Now that the mercury is rising every day, I've been fielding more and more questions about the "right" temperature to store and serve wine. It's good that you're paying attention, too! Because if you just pulled a bottle of white or rose off your wine rack (which, incidentally, is sitting in your un-air-conditioned living room) and then go to sip said wine at room temperature or (just as bad) have over-chilled it, you're probably not enjoying your libation. What's the point of that?! When it comes to storage:

DON'T leave your wine on a rack in your air conditioned free living room. Sure, short term you may get away with it, but here in Boston our freaky weather has been known to spoil more than a bottle or two after even a 3-4 day heat wave. I don't have a budget that allows me to buy "serious" wines that I should store for several years - though I do have a few. But I also value the cash I do have and try to avoid spoiling any investment.

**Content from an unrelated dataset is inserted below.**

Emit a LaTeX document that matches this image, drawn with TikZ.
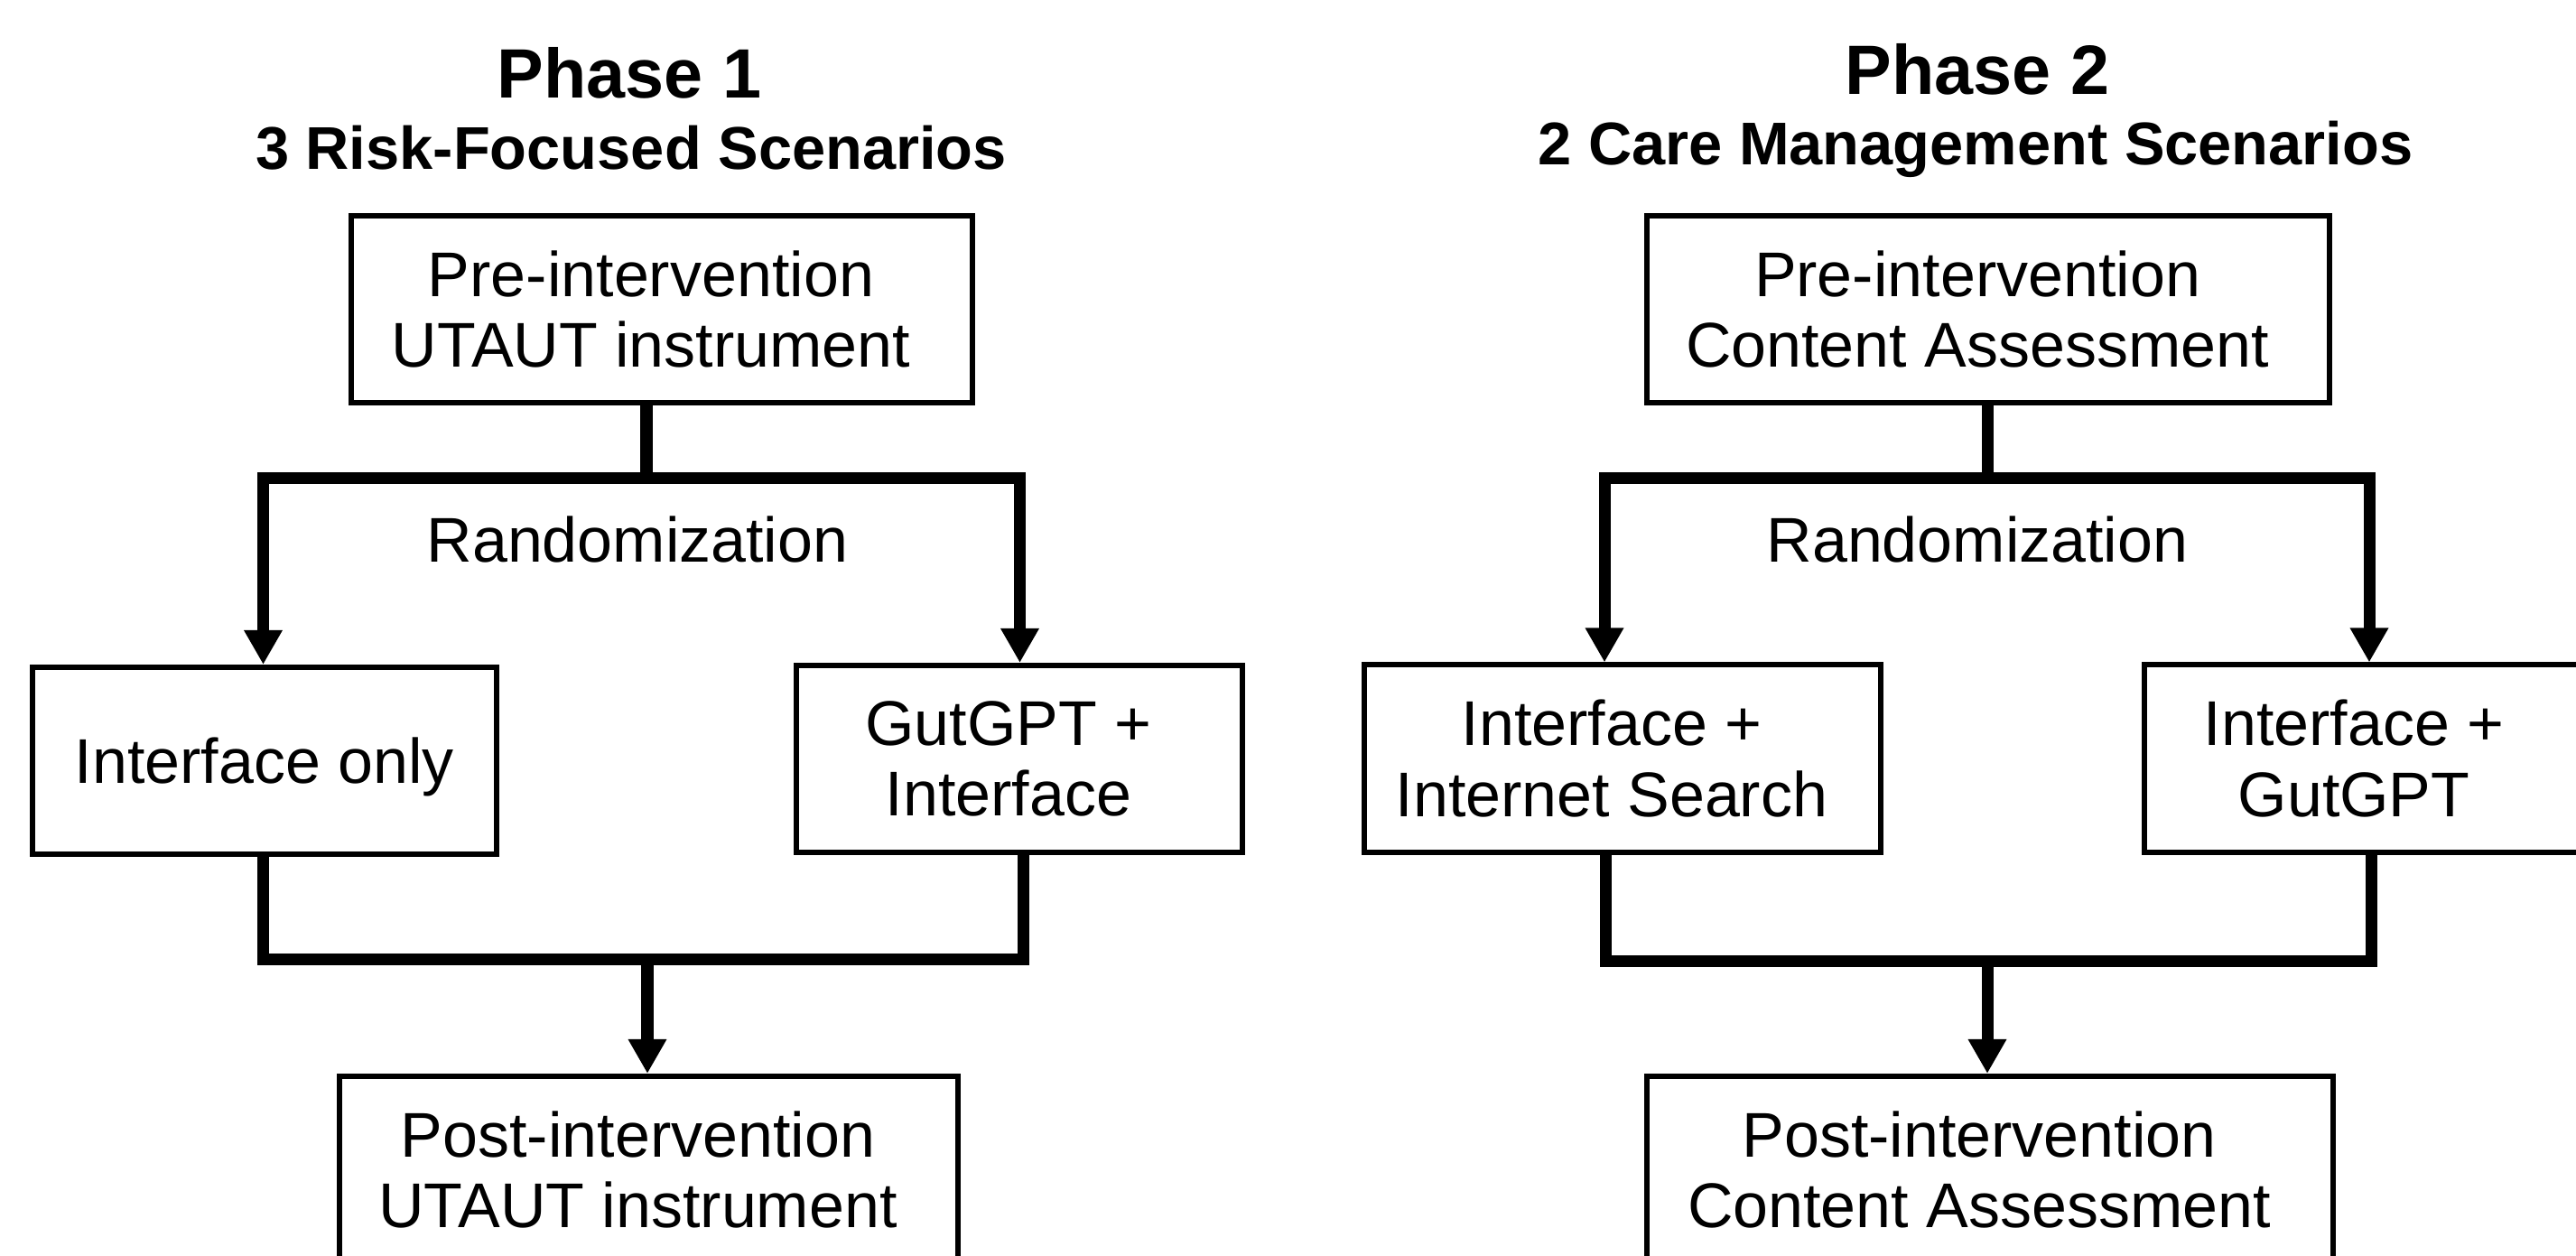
\documentclass[tikz,border=0pt]{standalone}
\usepackage{fontspec}
\setmainfont{Liberation Sans}
\usepackage{tikz}
\usetikzlibrary{arrows.meta,positioning}
\newcommand{\tsh}{\hspace*{-0.24cm}}
\tikzset{
  box/.style={draw, line width=1.7pt, minimum height=2.07cm, inner sep=0pt,
    align=center, font=\fontsize{19.9}{22.2}\selectfont},
  phase/.style={anchor=base, font=\bfseries\fontsize{22}{26}\selectfont},
  scen/.style={anchor=base, font=\bfseries\fontsize{19}{23}\selectfont},
  lbl/.style={anchor=base, font=\fontsize{19.9}{22.2}\selectfont},
  flow/.style={line width=3.7pt, line join=miter},
  flowhead/.style={flow, -{Triangle[width=0.4cm,length=0.38cm]}},
  flowsplit/.style={flow, {Triangle[width=0.4cm,length=0.38cm]}-{Triangle[width=0.4cm,length=0.38cm]}}
}
\begin{document}
\begin{tikzpicture}[x=0.01cm,y=-0.01cm]
  \useasboundingbox (0,0) rectangle (2853,1390);
  \clip (0,0) rectangle (2853,1390);

  % phase 1
  \node[phase] (ph1) at (697,108) {Phase 1};
  \node[scen] (sub1) at (699,187) {3 Risk-Focused Scenarios};
  \node[box, minimum width=6.88cm] (pre1) at (733,342.5) {\tsh Pre-intervention\\\tsh UTAUT instrument};
  \node[lbl] (rand1) at (706,622) {Randomization};
  \node[box, minimum width=5.14cm, text depth=0pt] (iface1) at (293,842.5) {Interface only};
  \node[box, minimum width=4.93cm] (gut1) at (1129,840.5) {\tsh GutGPT +\\\tsh Interface};
  \node[box, minimum width=6.85cm] (post1) at (718.5,1295.5) {\tsh Post-intervention\\\tsh UTAUT instrument};

  \coordinate (r1) at (716,529.5);
  \coordinate (k1) at (291.5,529.5);
  \coordinate (k2) at (1129.5,529.5);
  \coordinate (m1) at (717,1062);
  \coordinate (j1) at (291.5,1062);
  \coordinate (j2) at (1133,1062);
  \draw[flow] (pre1.south -| r1) -- (r1);
  \draw[flowsplit] (iface1.north -| k1) -- (k1) -- (k2) -- (gut1.north -| k2);
  \draw[flow] (iface1.south -| j1) -- (j1) -- (j2) -- (gut1.south -| j2);
  \draw[flowhead] (m1) -- (post1.north -| m1);

  % phase 2
  \node[phase] (ph2) at (2190,104) {Phase 2};
  \node[scen] (sub2) at (2188,182) {2 Care Management Scenarios};
  \node[box, minimum width=7.56cm] (pre2) at (2202,342.5) {\tsh Pre-intervention\\\tsh Content Assessment};
  \node[lbl] (rand2) at (2190,622) {Randomization};
  \node[box, minimum width=5.72cm] (search2) at (1797,840) {\tsh Interface +\\\tsh Internet Search};
  \node[box, minimum width=4.88cm] (gut2) at (2619,840) {\tsh Interface +\\\tsh GutGPT};
  \node[box, minimum width=7.60cm] (post2) at (2204,1295.5) {\tsh Post-intervention\\\tsh Content Assessment};

  \coordinate (r2) at (2201,529.5);
  \coordinate (k3) at (1777,529.5);
  \coordinate (k4) at (2624,529.5);
  \coordinate (m2) at (2201,1064);
  \coordinate (j3) at (1778,1064);
  \coordinate (j4) at (2626,1064);
  \draw[flow] (pre2.south -| r2) -- (r2);
  \draw[flowsplit] (search2.north -| k3) -- (k3) -- (k4) -- (gut2.north -| k4);
  \draw[flow] (search2.south -| j3) -- (j3) -- (j4) -- (gut2.south -| j4);
  \draw[flowhead] (m2) -- (post2.north -| m2);
\end{tikzpicture}
\end{document}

DO find a spot in your home/apartment where the sun's rays won't find your wine, the temperature stays pretty consistent and won't sit above 75 degrees (MAX). I shoot for any place between 66 and 72 degrees. I have a cellar in my current place, but bought a small wine fridge to avoid spoiling my wine at my last apartment (which could BAKE in the summer). Before that, I didn't even have the space for a fridge and stored my wine under my bed (no kidding); my bedroom was the only place that stayed pretty "mild" during the summer months.

As for serving wine:

DO consider chilling your fruitier, less tannic red wines in the summer. Even about fifteen or twenty minutes in the fridge can get your red wine back down to optimal, serviceable temperature (~65 degrees) on a hot day. I'm not suggesting this as a standard MO in the winter, but room temperature definitely creeps up in the summer months. (Last summer I went out for a fancy meal to celebrate my birthday. I don't know where they were storing the Pinot Noir we ordered, but after they poured me the initial taste, I requested an ice bucket to get it down to a reasonable temperature. The wine really benefited and became a welcome complement to our meal. Poor form on the restaurant's part, but the others in my dinner party were pleased I took the initiative to remedy the situation.) The bottle/glass of red should have just a touch of cool to it.

DO serve your white and rose wines chilled. What does this mean? An hour in the fridge will do the trick. Don't have an hour? Try a bucket of ice with a bit of water to expedite the process. Or, you can take your chances putting the bottle in the freezer in a pinch... The goal is to get the wine down to about 48-58 degrees. (Your fridge should be set for 38 degrees, so you'll want your wine warmer than the bottle of beer you've got in there, too.)

So what's the point of all this, you wonder? It has to do with the science behind wine and your palate to create an optimal balance of fruit, acidity and tannin. Suffice to say, white wines benefit from chilling because the fruit (and it's ripe sweetness) comes forward to complement the acidity they exhibit. You may have noticed that if your glass of white gets too warm, the alcohol becomes more dominant. On the flip side, a white served too cold masks all flavors and aromas. They can taste utterly bland (the same is true for rose - danger!). Sparkling wines additionally benefit from the chill because the carbon dioxide release slows down, allowing the flavors to dance a bit longer via the bubble streams you see in your glass. When red wines are served too warm, the tannin gets exaggerated, the fruit diminishes and the wines taste hot, or alcoholic.

Think you've got the 411 now to beat the heat? What's your experience with wine temperature?